Kris Limbach wrote:ok, seems that the devs are not interested in helping getting clear on all these issues.
well -- i can not deny, that i also can imagine more constructive ways of communication and bilateral exchange between developers and interested beta testers, but that's nothing new in this forum. certainly i was surprised, that BMD opened the access for ordinary linux users overnight, but this doesn't imply, that everything has radically changed now!
in fact, i'm quite happy, that they decided to open it in just this modest "as is" appearance. if they would have invested a lot of additional development power and realized a more user friendly adaptation, we wouldn't have seen, that our previous desperate arguments could at least partially verified in practice. i'm really proud about all this other linux colleagues here, which helped each other to find their way installing this application despite all its difficulties. that's in my humble opinion a very encouraging attainment.
i really hope, it was just a first step -- a kind of public beta test experience. it's quite obvious, that a few things should be changed urgently by BMDs engineers, to make the installation process more handy and distribution agnostic. but i'm quite confident, this will happen sooner or later. after all, it's also in their interest, to eradicate flaws in their high end linux product.

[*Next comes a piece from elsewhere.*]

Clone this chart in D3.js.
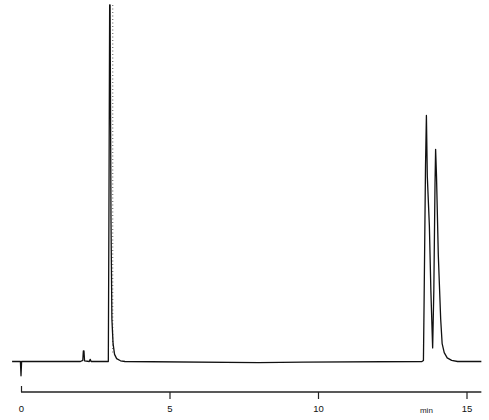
<!DOCTYPE html>
<html>
<head>
<meta charset="utf-8">
<script src="https://cdn.jsdelivr.net/npm/d3@7"></script>
<style>
  body { margin: 0; background: #fff; }
  .tick text { font-family: "Liberation Sans", Arial, sans-serif; font-size: 9.5px; fill: #111; }
  .unit { font-family: "Liberation Sans", Arial, sans-serif; font-size: 8px; fill: #222; }
</style>
</head>
<body>
<div id="chart"></div>
<script>
// retention time (min) and detector signal (% of full scale)
const times = [
  -0.3, -0.02, 0, 0.02, 2.0, 2.08, 2.1, 2.12, 2.14, 2.3, 2.33, 2.36,
  2.94, 2.96, 2.985, 3.0, 3.03, 3.06, 3.1, 3.15, 3.22, 3.35, 3.5,
  8.0, 9.5, 13.5, 13.55, 13.57, 13.62, 13.65, 13.68, 13.75, 13.8, 13.86,
  13.9, 13.94, 13.96, 13.99, 14.05, 14.13, 14.18, 14.25, 14.35, 14.5, 14.7, 15.5
];
const signal = [
  0, 0, -4, 0, 0, 0.3, 3, 3, 0.2, 0, 0.6, 0,
  0, 40, 100, 100, 40, 12, 5, 2, 0.8, 0.2, 0,
  -0.3, -0.2, 0, 0.3, 15, 55, 69, 52, 38, 20, 3.8,
  20, 50, 59.5, 52, 30, 12, 5, 2.5, 1, 0.3, 0, 0
];
const tickValues = [0, 5, 10, 15];
const markerTime = 3.09;

const width = 489, height = 420;

const svg = d3.select("#chart")
  .append("svg")
  .attr("width", width)
  .attr("height", height);

const x = d3.scaleLinear()
  .domain([0, 15])
  .range([21, 466.5]);

const y = d3.scaleLinear()
  .domain([0, 100])
  .range([361.5, 5]);

// dotted marker line next to the solvent peak
svg.append("line")
  .attr("x1", x(markerTime))
  .attr("x2", x(markerTime))
  .attr("y1", y(100))
  .attr("y2", y(2))
  .attr("stroke", "#555")
  .attr("stroke-width", 1)
  .attr("stroke-dasharray", "1,2.5");

const line = d3.line()
  .x(d => x(d[0]))
  .y(d => y(d[1]));

svg.append("path")
  .datum(times.map((t, i) => [t, signal[i]]))
  .attr("d", line)
  .attr("fill", "none")
  .attr("stroke", "#111")
  .attr("stroke-width", 1.3)
  .attr("stroke-linejoin", "round");

// time axis
const axisY = 392;
const axis = svg.append("g")
  .attr("transform", `translate(0, ${axisY})`)
  .call(d3.axisBottom(x)
    .tickValues(tickValues)
    .tickSize(7)
    .tickSizeOuter(0)
    .tickPadding(6));
axis.select(".domain")
  .attr("d", `M${x(0)},0H${x(15.5)}`)
  .attr("stroke", "#222")
  .attr("stroke-width", 1.4);
axis.selectAll(".tick line")
  .attr("stroke", "#222")
  .attr("stroke-width", 1.2)
  .attr("y1", d => d === 0 ? -6 : 0)
  .attr("y2", d => d === 0 ? 0 : 7);

svg.append("text")
  .attr("class", "unit")
  .attr("x", x(13.65))
  .attr("y", axisY + 21)
  .attr("text-anchor", "middle")
  .text("min");
</script>
</body>
</html>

concerning the absent h.264 support i'm not really surprised. that's just the same as in many other free available commercial software for linux. just take the non-commercial edition of flame as an example. sure -- it's a little bit uncomfortable, but it's also quite easy to work around. we all know, that it isn't so much caused in a highhanded decision by BMD, but forced by understandable legal and economic reasons.
i don't think, BMD will stop any engaged linux developers, to realize creative alternative solutions to work around this limitation, combining all the benefits of free tools with this wonderful software.
this would would be even possible for sound support without decklink hardware. the decklink API is documented very well. it's up to us, to write a dummy driver replacement for redirecting the audio stream if necessary.
hey -- this is linux! -- the bright side of the planet, where programming is finally making fun again!
but quite frankly, i don't think, the latter will be necessary in practice. it can be fixed with moderate efforts by BMD just as well. i don't think, we should suffer from paranoia to much and construe this issue only as an insincere constraint to boost the merchandise of decklink cards.
concluding, i can just express again all my astonishment about this brave decision, to open resolve to the wider linux community!
i'm using this this operating system almost exclusive for all my work since pre-kernel-1.0 days. but in all this years i hardly remember any comparable radical change! sure -- lightworks gained much more publicity and expectations by means of their initial open source promises. but as we all know, they never fulfilled their advertisement. this was a very disappointing experience to all of us. that's why i really like the actual change in BMDs policy and it's modest realization much more. sure, it's not open source software -- but this makes it in fact even more exciting! there are no other examples for such an radical experiment crossing the dividing borders. i really don't know, what consequences it will have in the long run? we simply have to rethink dogmatic prejudices on both sides of this game and examine its synergies carefully in practice. certainly it wouldn't make any sense to convince long term linux or mac resolve users changing into the linux camp, right now. no, that's utterly pointless! but in the long run resolve could lay the ground fore a much more objective choice between three serious alternatives. and that's really great! -- THANKS again!